Alt text will never provide a detailed explanation because there aren't
enough characters (and "long description" was never fully adopted...it was
listed as "obsolete" when HTML5 was first released but later became a
If the content in the image is important, the surrounding text should
explain why. Decorative images, which only need a blank alt (""), means
that the image doesn't provide any important content and can be skipped.
On Thu, Dec 10, 2020 at 9:22 PM Peter Neilson <neilson -at- windstream -dot- net>
> On Thu, 10 Dec 2020 20:36:30 -0500, Syed Zaeem Hosain
> <Syed -dot- Hosain -at- aeris -dot- net> wrote:
> > (I am assuming here that this text is intended to "show" when you hover
> > a mouse or pointer on the actual image, right?)
> No, that is not correct. Instead the alt text is displayed in some manner
> provided by the particular browser in use. The clearest illustration is
> with the text-based "lynx" browser, which does not show pictures at all.
> Instead it attempts to show the alt text in the spot where the picture
> would be in our "normal" view. The usual assumption is that blind or
> partially-sighted persons are using a text browser that renders the text
> on a Braille display or through a text-to-voice reading system.

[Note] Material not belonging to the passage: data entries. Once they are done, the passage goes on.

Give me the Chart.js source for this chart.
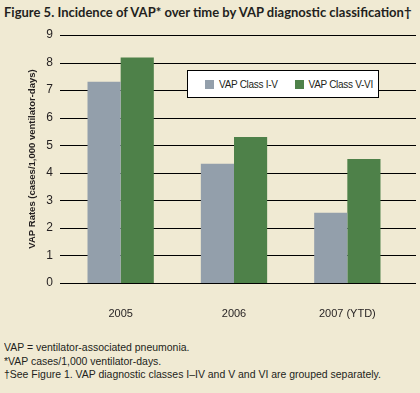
<!DOCTYPE html>
<html>
<head>
<meta charset="utf-8">
<script src="https://cdn.jsdelivr.net/npm/chart.js@4"></script>
<style>
  html, body { margin: 0; padding: 0; }
  body { width: 420px; height: 393px; background: #f0ead3; position: relative; overflow: hidden; color: #231f20; }
  #title { position: absolute; left: 4px; top: 4px; font: bold 13px Lato, sans-serif; white-space: nowrap; }
  #wrap { position: absolute; left: 0; top: 0; width: 420px; height: 330px; }
  #legend { position: absolute; left: 187px; top: 70px; width: 190px; height: 26px; background: #fff; border: 1px solid #000;
            font: 10px "Liberation Sans", Arial, sans-serif; display: flex; align-items: center; white-space: nowrap; }
  #legend span.item { display: flex; align-items: center; margin-left: 17px; letter-spacing: -0.3px; }
  #legend span.item + span.item { margin-left: 17px; }
  #legend i { display: inline-block; width: 9px; height: 9px; margin-right: 5px; }
  #notes { position: absolute; left: 4px; top: 341px; font: 11.5px/13.5px "Liberation Sans", Arial, sans-serif; white-space: nowrap;
           transform: scaleX(0.91); transform-origin: left top; }
</style>
</head>
<body>
<div id="title">Figure 5. Incidence of VAP* over time by VAP diagnostic classification†</div>
<div id="wrap"><canvas id="chart"></canvas></div>
<div id="legend"></div>
<div id="notes">
  VAP = ventilator-associated pneumonia.<br>
  *VAP cases/1,000 ventilator-days.<br>
  †See Figure 1. VAP diagnostic classes I–IV and V and VI are grouped separately.
</div>
<script>
const years = ['2005', '2006', '2007 (YTD)'];
const seriesNames = ['VAP Class I-V', 'VAP Class V-VI'];
const classIV = [7.3, 4.33, 2.55];
const classVVI = [8.18, 5.3, 4.5];
const colors = ['#939fab', '#4e8149'];

const byId = (id) => document.getElementById(id);
const font = { family: '"Liberation Sans", Arial, sans-serif', size: 11 };

// gridlines run wider than the bar area
const wideGrid = {
  id: 'wideGrid',
  beforeDatasetsDraw(chart) {
    const y = chart.scales.y;
    const ctx = chart.ctx;
    ctx.save();
    ctx.strokeStyle = '#000';
    ctx.lineWidth = 1;
    y.ticks.forEach(t => {
      const py = Math.round(y.getPixelForValue(t.value)) + 0.5;
      ctx.beginPath();
      ctx.moveTo(60, py);
      ctx.lineTo(416, py);
      ctx.stroke();
    });
    ctx.restore();
  }
};

const chart = new Chart(byId('chart'), {
  type: 'bar',
  data: {
    labels: years,
    datasets: [
      { label: seriesNames[0], data: classIV, backgroundColor: colors[0] },
      { label: seriesNames[1], data: classVVI, backgroundColor: colors[1] }
    ]
  },
  options: {
    responsive: true,
    maintainAspectRatio: false,
    animation: false,
    layout: { padding: { top: 35, right: 16, left: 0, bottom: 0 } },
    datasets: { bar: { categoryPercentage: 0.585, barPercentage: 1 } },
    plugins: { legend: { display: false }, tooltip: { enabled: false } },
    scales: {
      x: {
        grid: { display: false, drawTicks: false },
        border: { display: false },
        ticks: { color: '#231f20', font, padding: 24 },
        afterFit: (s) => { s.height = 47; }
      },
      y: {
        min: 0, max: 9,
        grid: { display: false, drawTicks: false },
        border: { display: false },
        ticks: { stepSize: 1, color: '#231f20', font: { family: font.family, size: 12 }, padding: 11 },
        title: {
          display: true,
          text: 'VAP Rates (cases/1,000 ventilator-days)',
          color: '#231f20',
          font: { family: font.family, size: 9.5, weight: 'bold' },
          padding: { top: 27, bottom: 0 }
        },
        afterFit: (s) => { s.width = 64; }
      }
    }
  },
  plugins: [wideGrid]
});

byId('legend').innerHTML = seriesNames.map((n, i) =>
  `<span class="item"><i style="background:${colors[i]}"></i>${n}</span>`).join('');
</script>
</body>
</html>
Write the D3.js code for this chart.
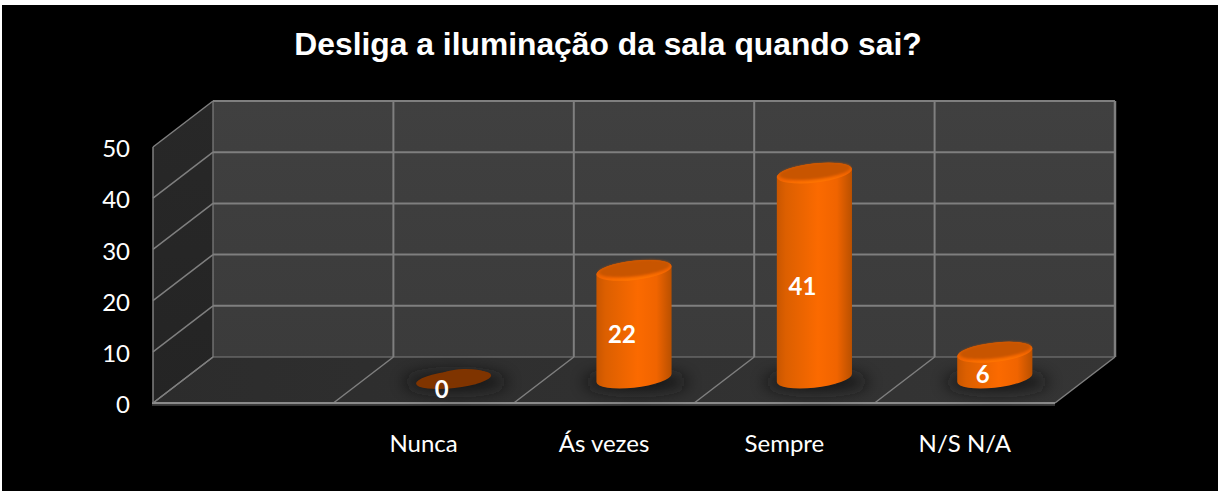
<!DOCTYPE html>
<html>
<head>
<meta charset="utf-8">
<title>Desliga a iluminação da sala quando sai?</title>
<script src="https://cdnjs.cloudflare.com/ajax/libs/d3/7.8.5/d3.min.js"></script>
<style>
    html, body { margin: 0; padding: 0; background: #fff; overflow: hidden; }
    svg { display: block; }
</style>
</head>
<body>
<div id="chart"></div>
<script>
const title = "Desliga a iluminação da sala quando sai?";
const categories = ["", "Nunca", "Ás vezes", "Sempre", "N/S N/A"];
const values = [null, 0, 22, 41, 6];
const y_ticks = [0, 10, 20, 30, 40, 50];

const width = 1218, height = 491;
// the 3d box: front face and back wall are the same plot shifted by depth
const depth_x = 60, depth_y = 46;
const left = 153, right = 1055, bottom = 403, top_y = 147;

const svg = d3.select("#chart").append("svg")
    .attr("width", width)
    .attr("height", height);

const defs = svg.append("defs");

function add_gradient(id, x2, y2, stops) {
    const g = defs.append("linearGradient")
        .attr("id", id)
        .attr("x1", 0).attr("y1", 0)
        .attr("x2", x2).attr("y2", y2);
    stops.forEach(function (s) {
        g.append("stop").attr("offset", s[0]).attr("stop-color", s[1]);
    });
}

add_gradient("side", 1, 0, [[0, "#c95600"], [0.12, "#dc5f00"], [0.55, "#fb6a00"], [0.8, "#f06400"], [1, "#b95000"]]);
add_gradient("rim", 0, 1, [[0, "#d65a00"], [0.7, "#f26400"], [1, "#ff7400"]]);
add_gradient("floor", 1, 0, [[0, "#2c2c2c"], [1, "#353535"]]);
add_gradient("wall", 0, 1, [[0, "#404040"], [1, "#3b3b3b"]]);
add_gradient("side_wall", 0, 1, [[0, "#282828"], [1, "#242424"]]);

defs.append("filter").attr("id", "shadow_blur")
    .attr("x", "-40%").attr("y", "-100%").attr("width", "180%").attr("height", "300%")
    .append("feGaussianBlur").attr("stdDeviation", 8);
defs.append("filter").attr("id", "lid_blur")
    .append("feGaussianBlur").attr("stdDeviation", 1);

svg.append("rect")
    .attr("x", 2).attr("y", 5)
    .attr("width", width - 2).attr("height", height - 5)
    .attr("fill", "#000");

// scales
const x_front = d3.scaleBand().domain(categories).range([left, right]);
const x_back = d3.scaleBand().domain(categories).range([left + depth_x, right + depth_x]);
const y_front = d3.scaleLinear().domain([0, 50]).range([bottom, top_y]);
const y_back = d3.scaleLinear().domain([0, 50]).range([bottom - depth_y, top_y - depth_y]);
// bars stand in the middle of the floor
const x_bar = d3.scaleBand().domain(categories).range([left + depth_x / 2, right + depth_x / 2]);
const y_bar = d3.scaleLinear().domain([0, 50]).range([383, 127]);
const y_label = d3.scaleLinear().domain([0, 50]).range([390, 264]);

// box faces
const box = svg.append("g");
box.append("polygon")
    .attr("points", [[left, y_front(0)], [x_back.range()[0], y_back(0)], [x_back.range()[0], y_back(50)], [left, y_front(50)]].join(" "))
    .attr("fill", "url(#side_wall)");
box.append("rect")
    .attr("x", left + depth_x).attr("y", y_back(50))
    .attr("width", right - left).attr("height", y_back(0) - y_back(50))
    .attr("fill", "url(#wall)");
box.append("polygon")
    .attr("points", [[left, y_front(0)], [right, y_front(0)], [right + depth_x, y_back(0)], [left + depth_x, y_back(0)]].join(" "))
    .attr("fill", "url(#floor)");

// grid lines on the two walls
const grid_color = "#7f7f7f";
box.selectAll("line.wall-h")
    .data(y_ticks.slice(1))
    .join("line")
    .attr("class", "wall-h")
    .attr("x1", left + depth_x).attr("x2", right + depth_x)
    .attr("y1", d => y_back(d)).attr("y2", d => y_back(d))
    .attr("stroke", grid_color).attr("stroke-width", 2);
box.append("line")
    .attr("x1", left + depth_x).attr("x2", right + depth_x)
    .attr("y1", y_back(0)).attr("y2", y_back(0))
    .attr("stroke", grid_color).attr("stroke-width", 1.2);
box.selectAll("line.side-h")
    .data(y_ticks)
    .join("line")
    .attr("class", "side-h")
    .attr("x1", left).attr("x2", left + depth_x)
    .attr("y1", d => y_front(d)).attr("y2", d => y_back(d))
    .attr("stroke", grid_color).attr("stroke-width", 1.5);

// one vertical on the back wall and one floor line per category edge
const edges = categories.map(d => x_front(d) + x_front.bandwidth() - left);
edges.unshift(0);
box.selectAll("line.wall-v")
    .data(edges)
    .join("line")
    .attr("class", "wall-v")
    .attr("x1", d => left + depth_x + d).attr("x2", d => left + depth_x + d)
    .attr("y1", y_back(50)).attr("y2", y_back(0))
    .attr("stroke", grid_color)
    .attr("stroke-width", (d, i) => (i === 0 ? 1.2 : i === edges.length - 1 ? 2.5 : 2));
box.selectAll("line.floor-v")
    .data(edges)
    .join("line")
    .attr("class", "floor-v")
    .attr("x1", d => left + d).attr("x2", d => left + depth_x + d)
    .attr("y1", y_front(0)).attr("y2", y_back(0))
    .attr("stroke", grid_color).attr("stroke-width", 1.5);

// front edges of the box
box.append("rect")
    .attr("x", left - 1).attr("y", y_front(0) - 1)
    .attr("width", right - left + 1).attr("height", 2.5)
    .attr("fill", "#8a8a8a");
box.append("rect")
    .attr("x", left - 1).attr("y", y_front(0) + 1.5)
    .attr("width", right - left + 1).attr("height", 1.5)
    .attr("fill", "#333");
box.append("line")
    .attr("x1", left).attr("x2", left)
    .attr("y1", y_front(50)).attr("y2", y_front(0))
    .attr("stroke", grid_color).attr("stroke-width", 1.5);

// cylinders
const bar_data = categories
    .map((c, i) => ({category: c, value: values[i]}))
    .filter(d => d.value !== null);

const rx = 37.8, ry = 9.6, tilt = -6.5, base_y = 378;
const rad = tilt * Math.PI / 180;
// horizontal extremes of the tilted ellipse
const half_w = Math.sqrt(rx * rx * Math.cos(rad) ** 2 + ry * ry * Math.sin(rad) ** 2);
const tip_y = (rx * rx - ry * ry) * Math.sin(rad) * Math.cos(rad) / half_w;

function bar_center(d) {
    return x_bar(d.category) + x_bar.bandwidth() / 2;
}

function cylinder_path(cx, y_top) {
    const a = `${rx} ${ry} ${tilt}`;
    return `M${cx - half_w},${y_top - tip_y}` +
        `L${cx - half_w},${base_y - tip_y}` +
        `A${a} 0 0 ${cx + half_w},${base_y + tip_y}` +
        `L${cx + half_w},${y_top + tip_y}` +
        `A${a} 0 0 ${cx - half_w},${y_top - tip_y}Z`;
}

const bars = svg.selectAll("g.bar")
    .data(bar_data)
    .join("g")
    .attr("class", "bar");

bars.append("ellipse")
    .attr("cx", d => bar_center(d) + 2)
    .attr("cy", 382)
    .attr("rx", 52)
    .attr("ry", 10)
    .attr("fill", "#141414")
    .attr("opacity", 0.85)
    .attr("filter", "url(#shadow_blur)");

const standing = bars.filter(d => d.value > 0);

standing.append("path")
    .attr("d", d => cylinder_path(bar_center(d), y_bar(d.value)))
    .attr("fill", "url(#side)");

standing.append("ellipse")
    .attr("rx", rx).attr("ry", ry)
    .attr("transform", d => `translate(${bar_center(d)},${y_bar(d.value)}) rotate(${tilt})`)
    .attr("fill", "url(#rim)");

standing.append("ellipse")
    .attr("rx", rx - 2).attr("ry", ry - 2)
    .attr("transform", d => `translate(${bar_center(d) + 0.5},${y_bar(d.value) - 1.8}) rotate(${tilt})`)
    .attr("fill", "#c85500")
    .attr("filter", "url(#lid_blur)");

// the zero bar is only a flat dark disc
const flat = bars.filter(d => d.value === 0);
flat.append("ellipse")
    .attr("rx", rx).attr("ry", 8.5)
    .attr("transform", d => `translate(${bar_center(d)},379.5) rotate(${tilt})`)
    .attr("fill", "#7f3400");
flat.append("ellipse")
    .attr("rx", 25).attr("ry", 7.5)
    .attr("transform", d => `translate(${bar_center(d) + 10},376.5) rotate(-2)`)
    .attr("fill", "#7f3400");

bars.append("text")
    .attr("x", d => x_front(d.category) + x_front.bandwidth() / 2 + 18)
    .attr("y", d => y_label(d.value))
    .attr("dy", "0.35em")
    .attr("text-anchor", "middle")
    .attr("font-family", "Lato, sans-serif")
    .attr("font-weight", "bold")
    .attr("font-size", 24)
    .attr("fill", "#fff")
    .text(d => d.value);

// axes
const y_axis = svg.append("g")
    .attr("transform", `translate(${left},2)`)
    .call(d3.axisLeft(y_front).tickValues(y_ticks).tickSize(0).tickPadding(23));
const x_axis = svg.append("g")
    .attr("transform", `translate(0,${bottom})`)
    .call(d3.axisBottom(x_front).tickSize(0).tickPadding(32));

[y_axis, x_axis].forEach(function (axis) {
    axis.select(".domain").remove();
    axis.selectAll("text")
        .attr("font-family", "Lato, sans-serif")
        .attr("font-size", 24)
        .attr("fill", "#fff");
});

svg.append("text")
    .attr("x", 608)
    .attr("y", 55)
    .attr("text-anchor", "middle")
    .attr("font-family", "'Liberation Sans', Arial, sans-serif")
    .attr("font-weight", "bold")
    .attr("font-size", 31.8)
    .attr("fill", "#fff")
    .text(title);
</script>
</body>
</html>
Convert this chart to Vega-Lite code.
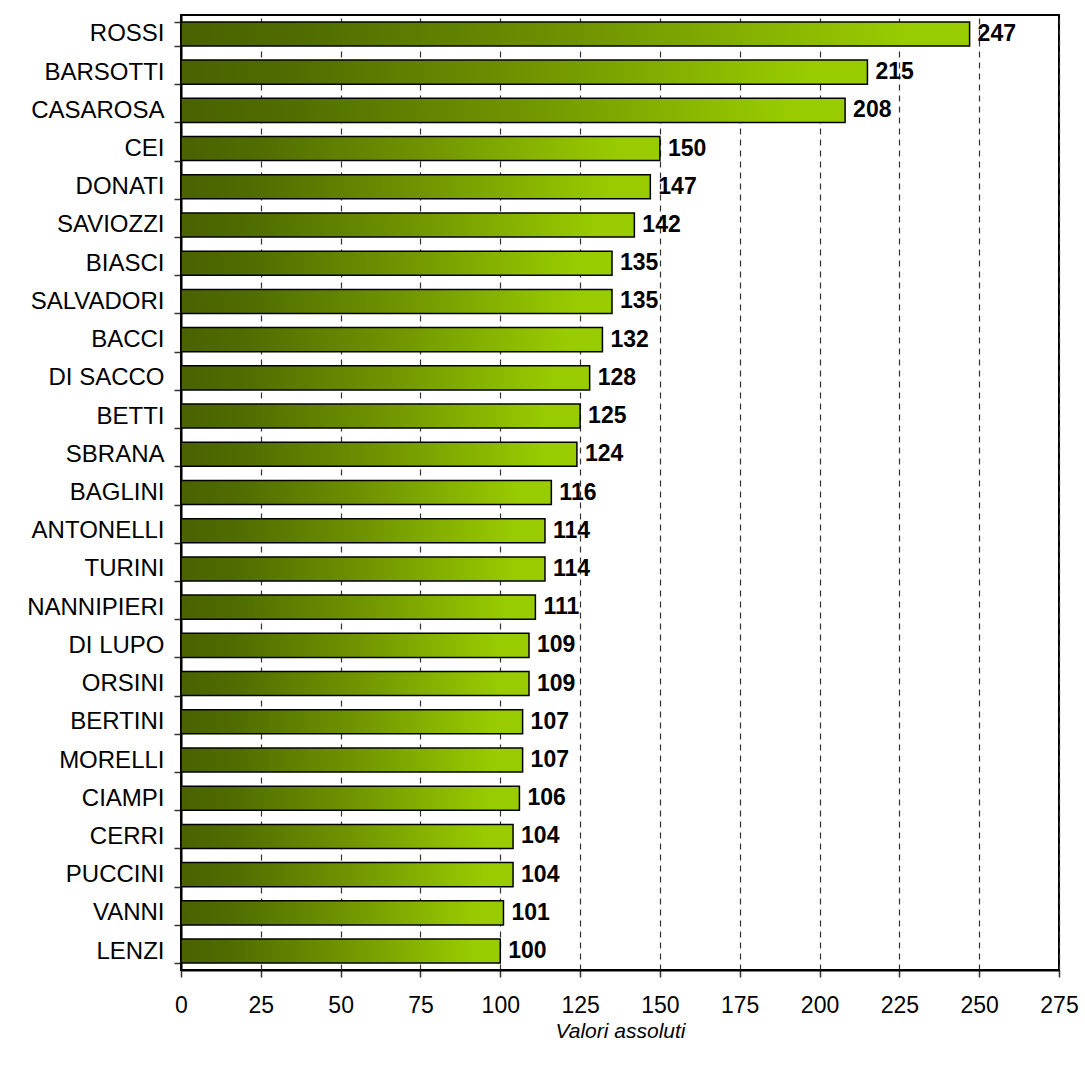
{
  "$schema": "https://vega.github.io/schema/vega-lite/v6.json",
  "autosize": "none",
  "width": 878,
  "height": 955,
  "padding": {"left": 181, "top": 15, "right": 26, "bottom": 104},
  "background": "white",
  "config": {
    "font": "Liberation Sans",
    "view": {"stroke": "black", "strokeWidth": 2},
    "axis": {"domainColor": "black", "domainWidth": 2, "tickColor": "#333", "tickWidth": 1.5, "labelColor": "black", "labelFontSize": 24, "labelFont": "Liberation Sans"}
  },
  "data": {"values": [
    {"name": "ROSSI", "value": 247},
    {"name": "BARSOTTI", "value": 215},
    {"name": "CASAROSA", "value": 208},
    {"name": "CEI", "value": 150},
    {"name": "DONATI", "value": 147},
    {"name": "SAVIOZZI", "value": 142},
    {"name": "BIASCI", "value": 135},
    {"name": "SALVADORI", "value": 135},
    {"name": "BACCI", "value": 132},
    {"name": "DI SACCO", "value": 128},
    {"name": "BETTI", "value": 125},
    {"name": "SBRANA", "value": 124},
    {"name": "BAGLINI", "value": 116},
    {"name": "ANTONELLI", "value": 114},
    {"name": "TURINI", "value": 114},
    {"name": "NANNIPIERI", "value": 111},
    {"name": "DI LUPO", "value": 109},
    {"name": "ORSINI", "value": 109},
    {"name": "BERTINI", "value": 107},
    {"name": "MORELLI", "value": 107},
    {"name": "CIAMPI", "value": 106},
    {"name": "CERRI", "value": 104},
    {"name": "PUCCINI", "value": 104},
    {"name": "VANNI", "value": 101},
    {"name": "LENZI", "value": 100}
  ]},
  "encoding": {
    "y": {
      "field": "name", "type": "nominal", "sort": null,
      "scale": {"paddingInner": 0.37, "paddingOuter": 0.18},
      "axis": {"title": null, "tickBand": "extent", "tickSize": 7, "labelPadding": 10, "grid": false, "labelFontSize": 24}
    },
    "x": {
      "field": "value", "type": "quantitative",
      "scale": {"domain": [0, 275], "nice": false},
      "axis": {
        "values": [0, 25, 50, 75, 100, 125, 150, 175, 200, 225, 250, 275],
        "labelFontSize": 23, "labelFlush": false, "labelOverlap": false,
        "title": "Valori assoluti", "titleFontStyle": "italic", "titleFontWeight": "normal",
        "titleFontSize": 21, "titleColor": "black", "titlePadding": 3,
        "tickSize": 7, "labelPadding": 17,
        "grid": true, "gridColor": "#333", "gridDash": [6, 5], "gridWidth": 1.2
      }
    }
  },
  "layer": [
    {
      "mark": {
        "type": "bar", "stroke": "black", "strokeWidth": 1.5,
        "color": {"gradient": "linear", "x1": 0, "y1": 0, "x2": 1, "y2": 0,
          "stops": [{"offset": 0, "color": "#4a6200"}, {"offset": 0.15, "color": "#4f6c00"}, {"offset": 0.5, "color": "#6f9300"}, {"offset": 0.92, "color": "#99cc00"}, {"offset": 1, "color": "#99cc00"}]}
      }
    },
    {
      "mark": {"type": "text", "align": "left", "baseline": "middle", "dx": 8, "fontWeight": "bold", "fontSize": 23, "color": "black"},
      "encoding": {"text": {"field": "value", "type": "quantitative"}}
    }
  ]
}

> Here is some very good info on the Braille display:
> Here is the lynx browser: https://en.wikipedia.org/wiki/Lynx_(web_browser)
> The alt text is often necessarily insufficient if rich or complicated
> material is shown in the picture. For such a situation it might possibly
> be necessary for a blind person to seek additional explanation. There
> could even be an additional document that covers an approach to the
> material in some way that is more suited to a non-seeing audience.
> Using an empty alt text entry for an illustration does two things. (1) It
> fills the usual requirement that an alt text entry be provided, and (2)
> shows that the entry was not avoided, but instead was deliberately
> provided with no content.
> The difficulty of seeing the illustrations extends on occasion to sighted
> persons. At a technical talk I attended, one speaker presented a dreadful
> slide full of dense text. He said, "As you can see on this slide, or
> rather, as you might see if you could read it, ..."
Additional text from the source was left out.